Now this was a new way of thinking to many people. Even today, people tend to think that life is either random and meaningless; controlled by impersonal forces of fate or destiny; or by an inscrutable but personal God. In opposition to these ideas, the Buddha taught that we ourselves create our own happiness or misery through the causes we have set in motion. The Buddha taught, “If you want to know what you did in the past, observe the conditions of your present life; and if you want to know how you will end up in the future, observe what you are doing in the present.” The Buddha's Four Noble Truths were a specific application of this law that he taught in order to help people understand what they needed to do to free themselves from the chains of cause and effect forged in ignorance of this law. The first noble truth is that life is full of suffering - because we rarely get what we desire and inevitably lose what we can attain. The second noble truth is that suffering is the effect of craving for what we can not have and the ignorance that prevents us from seeing this. The third noble truth is that suffering can cease. This is the liberation known in Buddhism as nirvana, which is a word that means “to blow out.” Specifically, it is the flames of greed, anger, and ignorance and the suffering that they cause which are blown out or extinguished. The fourth noble truth is the eightfold path which the cause that leads to the liberation from suffering.

The eightfold path consists of right views, right intentions, right speech, right action, right livelihood, right effort, right mindfulness, and right concentration. I will not go into each of the eight here. To simplify things, I will explain them in terms of the threefold training of discipline, meditation, and wisdom. Discipline means that we refrain from killing, stealing, sexual misconduct, lying, abusive language, divisive speech, or gossiping, and those forms of livelihood which depend on such things. Instead, we should try to assist others and treat them with love and kindness. Meditation means that we should control not just our actions but our minds as well. Instead of a wandering and distracted mind, or a rigid and narrow mind, we should cultivate a mind that is strong, open and generous, and which is able to concentrates on what is going on around us and within us in order to discern truth from falsehood. Finally, through cultivating self-discipline and meditation we are able to see the truth about life. We are able to see that the impermanent self and those things outside itself which are equally impermanent are incapable of bringing us lasting satisfaction. Through wisdom we are able to gain the perspective we need to let go of our false dependence upon the self and the world. In doing this, there is liberation, freedom, and joy. In doing this we are able to enter into a new relationship with ourselves, with others, and with the world. A new relationship that is not spoiled by false expectations but is instead characterized by creativity, compassion, and a selfless giving of oneself to all of life. This threefold training, which is the eightfold path, is the way whereby we can live in accord with the law of cause and effect by refraining from bad causes, by making good causes and by purifying our minds.
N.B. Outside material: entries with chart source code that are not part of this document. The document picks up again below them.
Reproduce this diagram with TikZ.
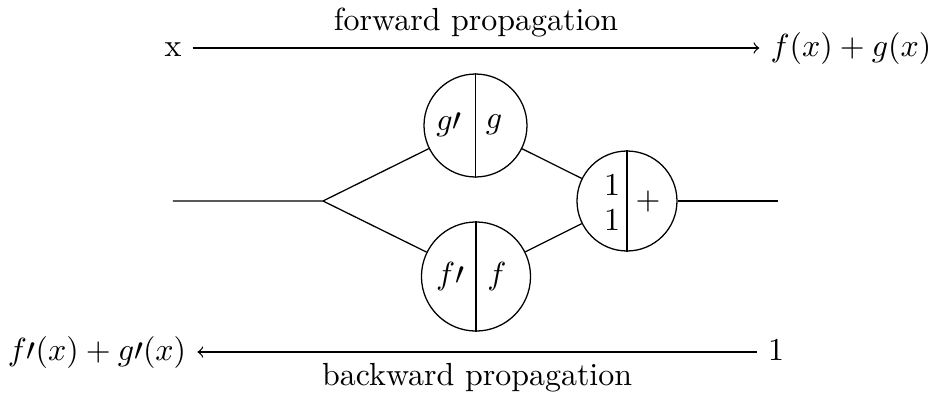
\documentclass[tikz,border=0pt]{standalone}
\begin{document}
\begin{tikzpicture}[x=0.011cm,y=-0.011cm,
  unit/.style={circle,draw,inner sep=0pt},
  term/.style={text height=1.5ex,text depth=.25ex},
  every path/.style={line width=0.4pt}]
\useasboundingbox (0,0) rectangle (933,394);

% forward pass
\node[term] (xin) at (173,48) {x};
\node[term] (fout) at (851,48) {$f(x)+g(x)$};
\draw[->] (xin) -- node[above] (fwd) {forward propagation} (fout);

% backward pass
\node[term] (one) at (776,352) {1};
\node[term] (bout) at (97,352) {$f\prime(x)+g\prime(x)$};
\draw[->] (one) -- node[below] (bwd) {backward propagation} (bout);

% computation graph
\coordinate (in) at (173,201);
\coordinate (split) at (323,201);
\coordinate (out) at (778,201);
\node[unit,minimum size=1.133cm] (g) at (475.5,125.5) {};
\node[unit,minimum size=1.2cm] (f) at (476,276.5) {};
\node[unit,minimum size=1.1cm] (add) at (627,201) {};
\draw (g.north) -- (g.south);
\draw (f.north) -- (f.south);
\draw (add.north) -- (add.south);

\node (gp) at (449,125) {$g\prime$};
\node (gv) at (494,125) {$g$};
\node (fp) at (450,277) {$f\prime$};
\node (fv) at (497,277) {$f$};
\node (a1) at (612,185) {$1$};
\node (a2) at (612,220) {$1$};
\node (plus) at (648,202) {$+$};

\draw (in) -- (split) -- (g);
\draw (split) -- (f);
\draw (g) -- (add);
\draw (f) -- (add);
\draw (add) -- (out);
\end{tikzpicture}
\end{document}
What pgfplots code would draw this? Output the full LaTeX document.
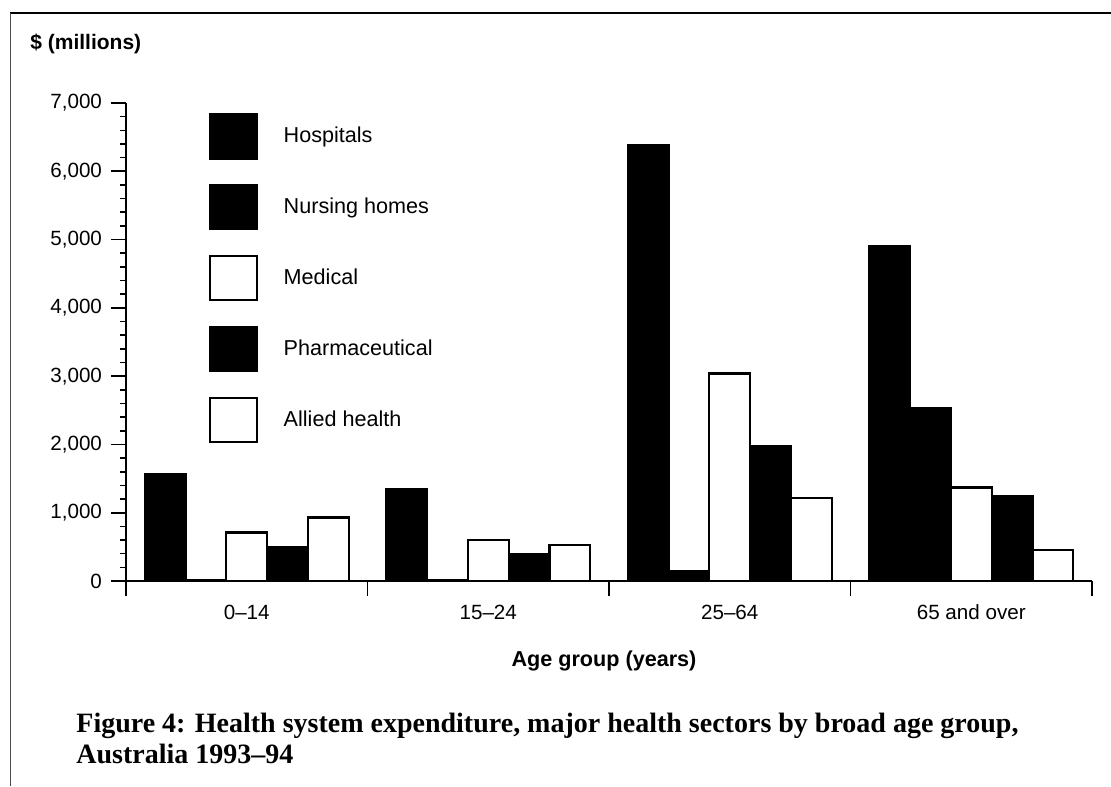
\documentclass[border=0pt]{standalone}
\usepackage{pgfplots}
\pgfplotsset{compat=1.18}
\usepackage{fontspec}
\setmainfont{Liberation Sans}
\newfontfamily\capfont{Liberation Serif}
\begin{document}
\begin{tikzpicture}
\useasboundingbox (0,0) rectangle (555.5pt,393pt);
\fill[white] (0,0) rectangle (555.5pt,393pt);
\draw[line width=0.7pt] (5pt,386.5pt) -- (555.5pt,386.5pt);
\draw[line width=0.5pt, black!70] (5pt,386.5pt) -- (5pt,0pt);
\begin{axis}[
  at={(63pt,102.5pt)}, anchor=south west,
  scale only axis, width=483pt, height=239pt,
  xmin=-0.5, xmax=3.5, ymin=0, ymax=7000,
  axis x line*=bottom, axis y line*=left,
  axis line style={-, line width=1pt},
  ybar=0pt, bar width=0.169,
  xtick={-0.5,0.5,1.5,2.5,3.5},
  xticklabels={0–14,15–24,25–64,65 and over},
  x tick label as interval,
  ytick={0,1000,...,7000},
  minor y tick num=4,
  tick align=outside,
  major tick length=7.5pt, minor tick length=3pt,
  tick style={line width=0.8pt, black},
  /pgf/number format/assume math mode=true,
  /pgf/number format/1000 sep={,},
  ticklabel style={font=\fontsize{10.3}{12}\selectfont},
  xticklabel style={yshift=-1pt},
  yticklabel style={xshift=-1pt},
  legend image code/.code={\draw[#1, line width=1.1pt] (0pt,-11pt) rectangle (23.5pt,11pt);},
  legend style={at={(axis description cs:0.085,0.979)}, anchor=north west,
    draw=none, fill=none, inner sep=0pt, row sep=12.3pt, column sep=13pt,
    nodes={inner sep=0pt, anchor=west}, font=\fontsize{10.8}{12}\selectfont},
  legend cell align=left,
]
\addplot[fill=black, draw=black, line width=1.1pt] coordinates {(0,1570) (1,1350) (2,6380) (3,4900)};
\addplot[fill=black, draw=black, line width=1.1pt] coordinates {(0,20) (1,15) (2,150) (3,2525)};
\addplot[fill=white, draw=black, line width=1.1pt] coordinates {(0,710) (1,600) (2,3040) (3,1370)};
\addplot[fill=black, draw=black, line width=1.1pt] coordinates {(0,500) (1,395) (2,1970) (3,1250)};
\addplot[fill=white, draw=black, line width=1.1pt] coordinates {(0,930) (1,525) (2,1220) (3,455)};
\legend{Hospitals,Nursing homes,Medical,Pharmaceutical,Allied health}
\end{axis}
\node[anchor=west, inner sep=0pt, font=\bfseries\fontsize{10.5}{12}\selectfont] at (15pt,371pt) {\$ (millions)};
\node[anchor=center, font=\bfseries\fontsize{10.8}{12}\selectfont] at (302pt,62.5pt) {Age group (years)};
\node[anchor=base west, font=\capfont\bfseries\fontsize{14}{16}\selectfont, inner sep=0pt] at (38pt,27pt) {Figure 4: Health system expenditure, major health sectors by broad age group,};
\node[anchor=base west, font=\capfont\bfseries\fontsize{14}{16}\selectfont, inner sep=0pt] at (38pt,11.5pt) {Australia 1993–94};
\end{tikzpicture}
\end{document}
Since the time that Shakyamuni Buddha taught dependent origination and the four noble truths, those who have been inspired by the insight and practicality of these teachings have shown their confidence and willingness to follow the threefold training by taking the threefold refuge. The threefold refuge consists in affirming the Buddha, the Dharma and the Sangha as the three treasures which can enable us to free ourselves from suffering and to find real happiness for ourselves and others. In taking refuge in the Buddha, we are affirming that it is indeed possible for a human being to awaken to the truth about life and to find real happiness, and that if Shakyamuni Buddha was able to do it, then so can we. In taking refuge in the Dharma (the Buddha’s teaching) we are affirming that what the Buddha taught is indeed based upon his direct insight into the truth and that it will enable us to see the truth for ourselves as well. In taking refuge in the Sangha (the community that upholds the Buddha’s teaching) we are affirming that these teachings have been passed down as part of a living tradition which has upheld and lived these teachings and that now we can become a part of that living tradition ourselves.

Here at the San Jose Nichiren Buddhist Temple, we have also taken refuge in the three treasures and we strive to uphold the threefold training. It is our intention to share the three treasures with others and to help all who wish to follow the threefold training. What I have spoken of so far is true for all Buddhists, but Nichiren Buddhism specifically trusts in the final and ultimate teaching of the Buddha as taught in the Lotus Sutra and as passed on to us and exemplified by Nichiren Shonin, a monk and religious reformer in the 13th century in Japan. The Lotus Sutra taught two very important teachings, which we can take confidence in as we try to follow the Buddha’s teachings. The first is that all people (actually all beings - but that is another topic), whatever their capabilities or background, have the Buddha-nature within them. In other words, all people have the ability to wake up to the truth and attain liberation just as the Buddha did. The second is that the Buddha’s enlightened life is not confined to the past, but is an integral part of reality itself regardless of time and place. The Buddha’s enlightenment is also our own enlightenment, and when the barriers of self-consciousness and doubt are dropped, we will realize that Buddhahood transcends birth and death, self and other. It is the non-dual reality of the dynamic and interdependent nature of all things that Shakyamuni Buddha awakened to as he sat beneath the Bodhi Tree. In Nichiren Buddhism, we realize that this insight is not the product of intellectual speculation, or moral perfection, or any act of self-sacrifice. It arises simply through faith. Not faith as blind belief, but faith as confidence and trust in the true nature of reality - confidence and trust that what the Buddha taught in the Lotus Sutra was true and that his awakening is also our own awakening - our own true nature. That is why we chant Namu Myoho Renge Kyo - “I take refuge in the Wonderful Dharma of the Lotus Flower Teaching.” This simple but profound phrase is an expression of the awakening in our lives which allows us to truly realize the greatness of the three treasures and fulfill the threefold training - not in order to attain awakening, but to express an awakening which is already the deepest but until now unrecognized truth of our lives.